Además, puede afirmarse (aunque tendría que demostrarse) que estos mismos municipios son tan pobres por problemas institucionales y que una expresión de esos problemas es la corrupción, variable que está ausente en la discusión de por qué se perdió la plata y no funcionó la financiación para construir lo que se buscaba construir.
En el proceso político se ha perdido de lado la que debería ser la fuente de la discusión: esa relación tan perversa entre funcionarios (que primero deciden) y que luego se benefician de lo que sea que hayan elegido. Esta es una expresión más de la existencia del Estado-botín, con algo de extracción de rentas por medio de la creación de privilegios y mucho de capitalismo clientelista.
Y la discusión no es ética, ni moral. Lo que hizo Carrasquilla no se soluciona por medio de sanción moral, sino con un reconocimiento (es decir, un debate-diagnóstico) de qué tipo de Estado tenemos en Colombia, cuál es su filosofía y qué incentivos genera. La cosa es más compleja de lo que parece: ¿quién más sabe de los cambios legislativos que se suceden casi todos los días en el país y que conocen las oportunidades “empresariales” (a lo Kirzner) que resultan de esos cambios que quiénes tomaron las decisiones en primer lugar? ¿Quién está más capacitado para lidiar con todas las trabas – y oportunidades – que crean constantemente las políticas públicas que los que fueron funcionarios?
En quién creen más los individuos: ¿en una persona que se ha dedicado a estudiar un tema o a en una persona que trabajó sobre el tema en un ministerio o, mejor, que fue ministro?

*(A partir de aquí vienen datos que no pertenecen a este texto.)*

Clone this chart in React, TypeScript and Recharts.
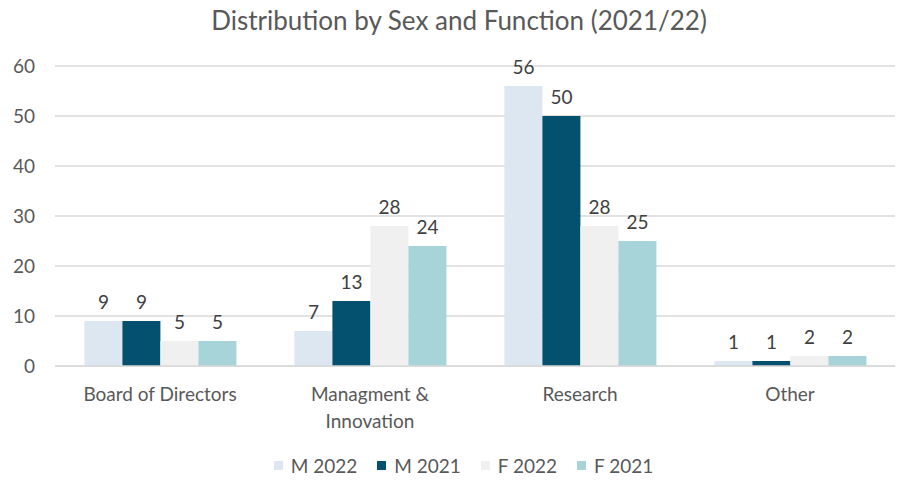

La cuestión que debería tenernos debatiendo es si éste es el tipo de Estado que queremos perpetuar o si es posible, necesario y deseable cambiarlo. Si un Estado-botín, junto con un capitalismo clientelista es lo mejor que podemos tener desde un punto de vista institucional.
El problema es que esta discusión no les interesa darla ni a los mismos opositores al actual gobierno. Ellos están esperando su cuarto de hora, no para hacer las cosas de manera diferente, sino para aprovechar qué pueden extraer y a quién pueden privilegiar/beneficiar en el proceso.